======== Information shown ========

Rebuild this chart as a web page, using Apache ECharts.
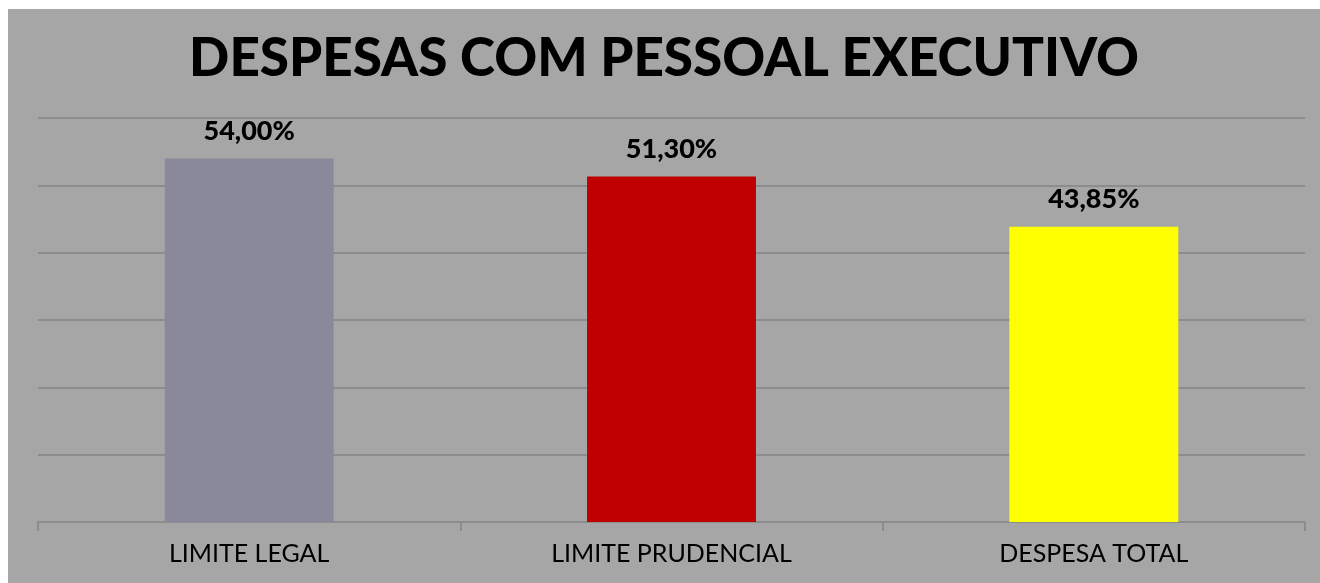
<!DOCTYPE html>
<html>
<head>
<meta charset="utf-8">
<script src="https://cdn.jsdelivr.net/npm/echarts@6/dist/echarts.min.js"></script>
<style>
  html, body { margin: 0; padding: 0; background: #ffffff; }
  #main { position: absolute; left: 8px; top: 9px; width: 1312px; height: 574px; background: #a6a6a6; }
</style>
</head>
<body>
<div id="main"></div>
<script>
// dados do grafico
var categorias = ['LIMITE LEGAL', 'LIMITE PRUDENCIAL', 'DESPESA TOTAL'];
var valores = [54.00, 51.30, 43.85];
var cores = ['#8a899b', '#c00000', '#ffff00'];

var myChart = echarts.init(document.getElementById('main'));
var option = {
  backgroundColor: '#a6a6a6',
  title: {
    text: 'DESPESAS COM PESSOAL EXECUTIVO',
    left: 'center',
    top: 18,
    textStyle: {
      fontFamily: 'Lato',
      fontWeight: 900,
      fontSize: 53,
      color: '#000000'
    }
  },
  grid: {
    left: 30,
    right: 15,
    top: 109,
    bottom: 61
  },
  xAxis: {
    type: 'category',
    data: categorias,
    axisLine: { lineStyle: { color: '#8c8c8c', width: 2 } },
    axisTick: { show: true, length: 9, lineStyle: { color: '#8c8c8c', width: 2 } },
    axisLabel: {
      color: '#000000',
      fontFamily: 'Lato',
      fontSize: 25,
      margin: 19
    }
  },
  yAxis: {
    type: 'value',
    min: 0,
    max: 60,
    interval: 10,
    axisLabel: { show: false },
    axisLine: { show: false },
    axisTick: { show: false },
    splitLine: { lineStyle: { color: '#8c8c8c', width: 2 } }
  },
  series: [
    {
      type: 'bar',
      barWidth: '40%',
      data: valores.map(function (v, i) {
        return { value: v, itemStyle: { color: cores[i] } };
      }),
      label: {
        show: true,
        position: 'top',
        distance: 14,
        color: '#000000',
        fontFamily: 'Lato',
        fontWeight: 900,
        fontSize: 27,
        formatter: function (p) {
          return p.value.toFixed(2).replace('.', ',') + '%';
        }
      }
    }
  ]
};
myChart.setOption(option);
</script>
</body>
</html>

========
======== Information shown ========

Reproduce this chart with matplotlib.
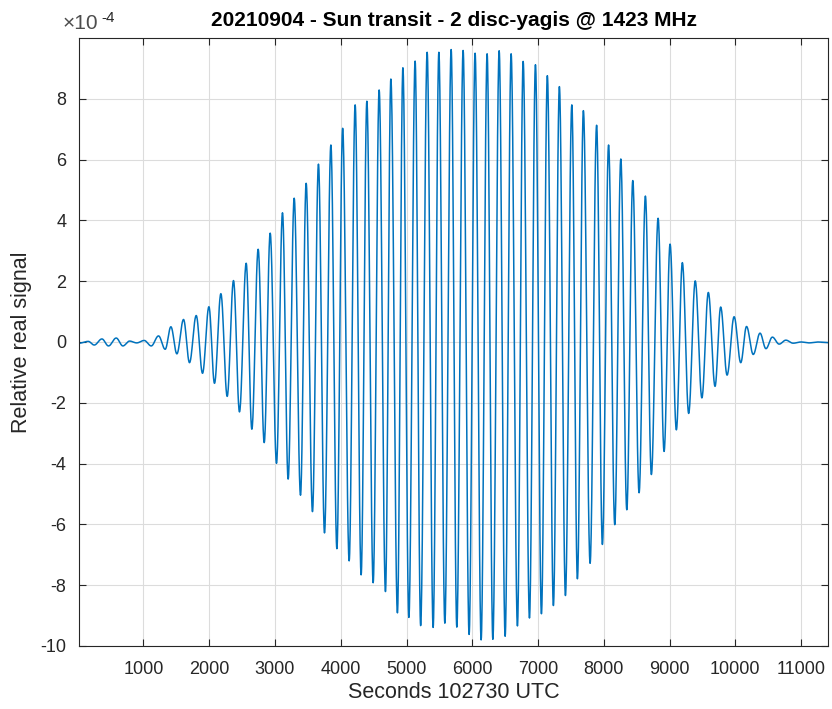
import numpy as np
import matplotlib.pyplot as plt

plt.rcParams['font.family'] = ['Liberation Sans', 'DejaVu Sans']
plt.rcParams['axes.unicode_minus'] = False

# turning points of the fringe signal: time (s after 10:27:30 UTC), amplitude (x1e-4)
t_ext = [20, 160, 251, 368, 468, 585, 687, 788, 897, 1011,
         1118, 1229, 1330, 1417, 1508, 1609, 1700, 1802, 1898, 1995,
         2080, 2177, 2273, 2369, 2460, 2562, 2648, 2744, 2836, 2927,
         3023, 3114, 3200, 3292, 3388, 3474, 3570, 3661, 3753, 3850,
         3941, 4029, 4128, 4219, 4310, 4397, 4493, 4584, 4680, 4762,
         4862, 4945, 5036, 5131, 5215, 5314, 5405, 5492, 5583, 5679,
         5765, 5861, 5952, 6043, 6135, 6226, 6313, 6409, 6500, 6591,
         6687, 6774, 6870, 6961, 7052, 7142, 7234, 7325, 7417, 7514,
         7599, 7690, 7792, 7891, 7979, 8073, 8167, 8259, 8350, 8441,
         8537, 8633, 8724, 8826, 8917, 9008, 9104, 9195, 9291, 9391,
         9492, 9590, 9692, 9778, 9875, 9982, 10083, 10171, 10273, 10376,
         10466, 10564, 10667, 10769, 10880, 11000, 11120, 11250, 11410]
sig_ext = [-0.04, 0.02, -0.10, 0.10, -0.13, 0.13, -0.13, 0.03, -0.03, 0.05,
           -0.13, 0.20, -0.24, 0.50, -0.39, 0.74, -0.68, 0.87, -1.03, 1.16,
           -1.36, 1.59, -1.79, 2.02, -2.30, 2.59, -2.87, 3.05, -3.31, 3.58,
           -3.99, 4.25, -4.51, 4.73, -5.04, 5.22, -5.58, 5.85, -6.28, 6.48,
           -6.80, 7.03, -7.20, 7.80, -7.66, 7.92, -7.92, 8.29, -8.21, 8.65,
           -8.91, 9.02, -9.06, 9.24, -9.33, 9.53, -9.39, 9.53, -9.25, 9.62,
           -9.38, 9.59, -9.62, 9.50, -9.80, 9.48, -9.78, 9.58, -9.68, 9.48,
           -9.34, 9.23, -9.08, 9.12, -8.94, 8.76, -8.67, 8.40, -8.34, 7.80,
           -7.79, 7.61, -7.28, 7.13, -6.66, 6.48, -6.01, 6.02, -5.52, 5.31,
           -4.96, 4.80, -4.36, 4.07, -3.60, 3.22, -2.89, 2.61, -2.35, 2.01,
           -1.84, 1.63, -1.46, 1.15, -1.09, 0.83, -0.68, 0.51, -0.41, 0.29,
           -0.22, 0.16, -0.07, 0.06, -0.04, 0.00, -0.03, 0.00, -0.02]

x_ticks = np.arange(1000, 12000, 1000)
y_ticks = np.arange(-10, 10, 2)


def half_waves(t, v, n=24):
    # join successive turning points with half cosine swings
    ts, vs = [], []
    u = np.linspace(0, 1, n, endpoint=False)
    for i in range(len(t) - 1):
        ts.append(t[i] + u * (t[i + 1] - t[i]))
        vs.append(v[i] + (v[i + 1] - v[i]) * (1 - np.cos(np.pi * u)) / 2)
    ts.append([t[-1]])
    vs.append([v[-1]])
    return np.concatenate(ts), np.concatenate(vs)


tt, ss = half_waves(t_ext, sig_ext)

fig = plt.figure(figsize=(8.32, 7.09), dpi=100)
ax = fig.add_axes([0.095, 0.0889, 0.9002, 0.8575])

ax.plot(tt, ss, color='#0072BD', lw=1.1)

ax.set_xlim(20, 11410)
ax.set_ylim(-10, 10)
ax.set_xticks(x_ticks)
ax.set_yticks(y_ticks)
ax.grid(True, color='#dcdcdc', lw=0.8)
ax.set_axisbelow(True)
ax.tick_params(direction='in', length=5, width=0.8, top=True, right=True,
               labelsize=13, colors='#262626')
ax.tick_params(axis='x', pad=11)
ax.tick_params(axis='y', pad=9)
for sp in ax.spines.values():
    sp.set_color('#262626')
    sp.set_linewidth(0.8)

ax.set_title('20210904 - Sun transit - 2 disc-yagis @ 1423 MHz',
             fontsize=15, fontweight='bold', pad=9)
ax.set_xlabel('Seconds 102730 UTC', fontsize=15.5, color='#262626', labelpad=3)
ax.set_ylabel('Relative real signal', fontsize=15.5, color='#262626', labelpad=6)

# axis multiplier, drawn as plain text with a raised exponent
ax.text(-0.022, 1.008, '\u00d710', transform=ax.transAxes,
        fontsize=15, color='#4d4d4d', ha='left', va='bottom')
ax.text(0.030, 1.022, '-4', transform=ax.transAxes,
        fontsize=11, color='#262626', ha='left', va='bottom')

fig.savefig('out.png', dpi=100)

========

■ Aim: Extract the stretch of lines that begins at the line with "Reproduce this chart with matplotlib." and ends at the line with "plt.rcParams['axes.unicode_minus'] = False", inclusive. Omit every picture.

■ Solution to the problem:
Reproduce this chart with matplotlib.
import numpy as np
import matplotlib.pyplot as plt

plt.rcParams['font.family'] = ['Liberation Sans', 'DejaVu Sans']
plt.rcParams['axes.unicode_minus'] = False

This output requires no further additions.